Raw data:
begin

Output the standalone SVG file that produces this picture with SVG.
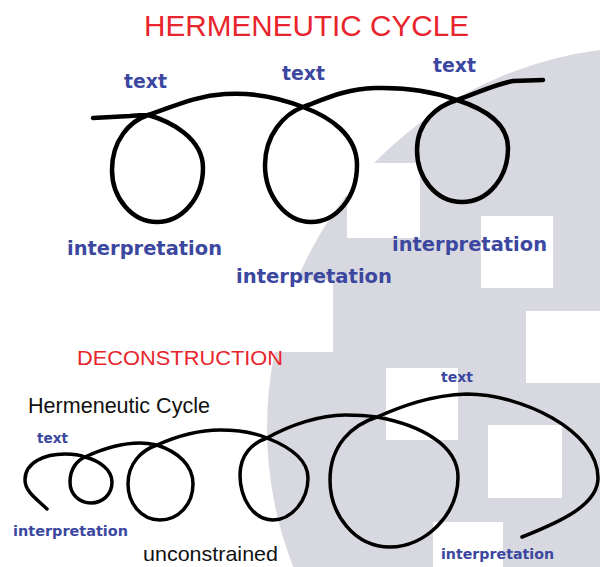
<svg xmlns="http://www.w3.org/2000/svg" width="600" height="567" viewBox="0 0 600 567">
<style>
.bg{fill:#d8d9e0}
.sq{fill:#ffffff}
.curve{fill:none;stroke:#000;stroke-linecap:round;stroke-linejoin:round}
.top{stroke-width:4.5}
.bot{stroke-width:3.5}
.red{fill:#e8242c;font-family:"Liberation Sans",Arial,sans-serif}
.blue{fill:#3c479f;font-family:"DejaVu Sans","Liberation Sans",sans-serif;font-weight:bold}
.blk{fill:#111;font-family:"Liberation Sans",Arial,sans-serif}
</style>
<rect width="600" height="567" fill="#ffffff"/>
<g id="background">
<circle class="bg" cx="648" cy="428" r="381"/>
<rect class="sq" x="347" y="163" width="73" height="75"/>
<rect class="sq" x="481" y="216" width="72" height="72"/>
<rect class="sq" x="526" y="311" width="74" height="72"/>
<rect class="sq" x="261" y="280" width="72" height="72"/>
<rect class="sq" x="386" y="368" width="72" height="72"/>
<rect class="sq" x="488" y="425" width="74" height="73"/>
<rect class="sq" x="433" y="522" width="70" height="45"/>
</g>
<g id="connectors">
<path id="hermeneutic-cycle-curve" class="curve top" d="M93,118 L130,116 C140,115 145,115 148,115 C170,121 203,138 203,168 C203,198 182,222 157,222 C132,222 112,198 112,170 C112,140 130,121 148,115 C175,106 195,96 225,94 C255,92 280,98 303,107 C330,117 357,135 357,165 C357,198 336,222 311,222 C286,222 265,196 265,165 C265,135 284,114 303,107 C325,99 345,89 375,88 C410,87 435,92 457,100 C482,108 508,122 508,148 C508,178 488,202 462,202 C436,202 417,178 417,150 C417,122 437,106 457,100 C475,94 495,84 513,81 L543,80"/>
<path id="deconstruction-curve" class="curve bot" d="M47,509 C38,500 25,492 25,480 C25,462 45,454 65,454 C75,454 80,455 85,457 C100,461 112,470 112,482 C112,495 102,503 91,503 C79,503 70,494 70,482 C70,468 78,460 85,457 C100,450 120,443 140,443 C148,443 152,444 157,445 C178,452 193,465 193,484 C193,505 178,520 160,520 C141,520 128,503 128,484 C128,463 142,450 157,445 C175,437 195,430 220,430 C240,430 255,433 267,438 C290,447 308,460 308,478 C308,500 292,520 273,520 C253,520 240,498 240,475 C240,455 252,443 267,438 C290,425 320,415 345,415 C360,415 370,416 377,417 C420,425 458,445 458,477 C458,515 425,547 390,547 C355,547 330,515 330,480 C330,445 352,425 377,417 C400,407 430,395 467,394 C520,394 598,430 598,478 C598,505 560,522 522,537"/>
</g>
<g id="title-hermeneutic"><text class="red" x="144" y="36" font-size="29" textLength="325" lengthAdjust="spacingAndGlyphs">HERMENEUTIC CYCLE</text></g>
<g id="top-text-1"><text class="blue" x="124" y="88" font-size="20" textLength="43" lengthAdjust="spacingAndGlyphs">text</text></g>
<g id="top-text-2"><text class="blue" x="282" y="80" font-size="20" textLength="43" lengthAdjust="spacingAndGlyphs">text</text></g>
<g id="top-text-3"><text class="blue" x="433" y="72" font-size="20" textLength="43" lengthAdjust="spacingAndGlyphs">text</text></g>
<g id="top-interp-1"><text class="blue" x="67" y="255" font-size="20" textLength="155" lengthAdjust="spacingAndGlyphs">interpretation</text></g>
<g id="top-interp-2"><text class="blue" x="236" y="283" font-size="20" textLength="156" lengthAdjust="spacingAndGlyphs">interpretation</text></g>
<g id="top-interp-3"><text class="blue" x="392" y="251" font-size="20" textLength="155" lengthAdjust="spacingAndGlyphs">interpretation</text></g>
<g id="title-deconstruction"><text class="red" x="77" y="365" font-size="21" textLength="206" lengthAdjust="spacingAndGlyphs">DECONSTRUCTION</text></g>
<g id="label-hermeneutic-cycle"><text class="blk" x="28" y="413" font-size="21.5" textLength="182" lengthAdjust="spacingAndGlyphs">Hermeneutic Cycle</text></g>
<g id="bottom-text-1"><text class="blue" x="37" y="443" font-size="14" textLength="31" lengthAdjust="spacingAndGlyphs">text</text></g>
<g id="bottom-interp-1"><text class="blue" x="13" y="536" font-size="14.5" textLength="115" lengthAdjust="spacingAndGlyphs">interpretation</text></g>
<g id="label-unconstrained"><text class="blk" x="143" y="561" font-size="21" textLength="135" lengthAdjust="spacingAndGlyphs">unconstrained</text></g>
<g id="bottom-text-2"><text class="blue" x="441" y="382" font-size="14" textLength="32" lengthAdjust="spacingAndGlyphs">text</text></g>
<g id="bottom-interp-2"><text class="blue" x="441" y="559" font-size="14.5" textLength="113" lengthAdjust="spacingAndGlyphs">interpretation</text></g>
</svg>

end

Transcribe the material exactly, keeping every word and none of the pictures.

Output the standalone SVG file that produces this picture with SVG.
<svg xmlns="http://www.w3.org/2000/svg" width="600" height="567" viewBox="0 0 600 567">
<style>
.bg{fill:#d8d9e0}
.sq{fill:#ffffff}
.curve{fill:none;stroke:#000;stroke-linecap:round;stroke-linejoin:round}
.top{stroke-width:4.5}
.bot{stroke-width:3.5}
.red{fill:#e8242c;font-family:"Liberation Sans",Arial,sans-serif}
.blue{fill:#3c479f;font-family:"DejaVu Sans","Liberation Sans",sans-serif;font-weight:bold}
.blk{fill:#111;font-family:"Liberation Sans",Arial,sans-serif}
</style>
<rect width="600" height="567" fill="#ffffff"/>
<g id="background">
<circle class="bg" cx="648" cy="428" r="381"/>
<rect class="sq" x="347" y="163" width="73" height="75"/>
<rect class="sq" x="481" y="216" width="72" height="72"/>
<rect class="sq" x="526" y="311" width="74" height="72"/>
<rect class="sq" x="261" y="280" width="72" height="72"/>
<rect class="sq" x="386" y="368" width="72" height="72"/>
<rect class="sq" x="488" y="425" width="74" height="73"/>
<rect class="sq" x="433" y="522" width="70" height="45"/>
</g>
<g id="connectors">
<path id="hermeneutic-cycle-curve" class="curve top" d="M93,118 L130,116 C140,115 145,115 148,115 C170,121 203,138 203,168 C203,198 182,222 157,222 C132,222 112,198 112,170 C112,140 130,121 148,115 C175,106 195,96 225,94 C255,92 280,98 303,107 C330,117 357,135 357,165 C357,198 336,222 311,222 C286,222 265,196 265,165 C265,135 284,114 303,107 C325,99 345,89 375,88 C410,87 435,92 457,100 C482,108 508,122 508,148 C508,178 488,202 462,202 C436,202 417,178 417,150 C417,122 437,106 457,100 C475,94 495,84 513,81 L543,80"/>
<path id="deconstruction-curve" class="curve bot" d="M47,509 C38,500 25,492 25,480 C25,462 45,454 65,454 C75,454 80,455 85,457 C100,461 112,470 112,482 C112,495 102,503 91,503 C79,503 70,494 70,482 C70,468 78,460 85,457 C100,450 120,443 140,443 C148,443 152,444 157,445 C178,452 193,465 193,484 C193,505 178,520 160,520 C141,520 128,503 128,484 C128,463 142,450 157,445 C175,437 195,430 220,430 C240,430 255,433 267,438 C290,447 308,460 308,478 C308,500 292,520 273,520 C253,520 240,498 240,475 C240,455 252,443 267,438 C290,425 320,415 345,415 C360,415 370,416 377,417 C420,425 458,445 458,477 C458,515 425,547 390,547 C355,547 330,515 330,480 C330,445 352,425 377,417 C400,407 430,395 467,394 C520,394 598,430 598,478 C598,505 560,522 522,537"/>
</g>
<g id="title-hermeneutic"><text class="red" x="144" y="36" font-size="29" textLength="325" lengthAdjust="spacingAndGlyphs">HERMENEUTIC CYCLE</text></g>
<g id="top-text-1"><text class="blue" x="124" y="88" font-size="20" textLength="43" lengthAdjust="spacingAndGlyphs">text</text></g>
<g id="top-text-2"><text class="blue" x="282" y="80" font-size="20" textLength="43" lengthAdjust="spacingAndGlyphs">text</text></g>
<g id="top-text-3"><text class="blue" x="433" y="72" font-size="20" textLength="43" lengthAdjust="spacingAndGlyphs">text</text></g>
<g id="top-interp-1"><text class="blue" x="67" y="255" font-size="20" textLength="155" lengthAdjust="spacingAndGlyphs">interpretation</text></g>
<g id="top-interp-2"><text class="blue" x="236" y="283" font-size="20" textLength="156" lengthAdjust="spacingAndGlyphs">interpretation</text></g>
<g id="top-interp-3"><text class="blue" x="392" y="251" font-size="20" textLength="155" lengthAdjust="spacingAndGlyphs">interpretation</text></g>
<g id="title-deconstruction"><text class="red" x="77" y="365" font-size="21" textLength="206" lengthAdjust="spacingAndGlyphs">DECONSTRUCTION</text></g>
<g id="label-hermeneutic-cycle"><text class="blk" x="28" y="413" font-size="21.5" textLength="182" lengthAdjust="spacingAndGlyphs">Hermeneutic Cycle</text></g>
<g id="bottom-text-1"><text class="blue" x="37" y="443" font-size="14" textLength="31" lengthAdjust="spacingAndGlyphs">text</text></g>
<g id="bottom-interp-1"><text class="blue" x="13" y="536" font-size="14.5" textLength="115" lengthAdjust="spacingAndGlyphs">interpretation</text></g>
<g id="label-unconstrained"><text class="blk" x="143" y="561" font-size="21" textLength="135" lengthAdjust="spacingAndGlyphs">unconstrained</text></g>
<g id="bottom-text-2"><text class="blue" x="441" y="382" font-size="14" textLength="32" lengthAdjust="spacingAndGlyphs">text</text></g>
<g id="bottom-interp-2"><text class="blue" x="441" y="559" font-size="14.5" textLength="113" lengthAdjust="spacingAndGlyphs">interpretation</text></g>
</svg>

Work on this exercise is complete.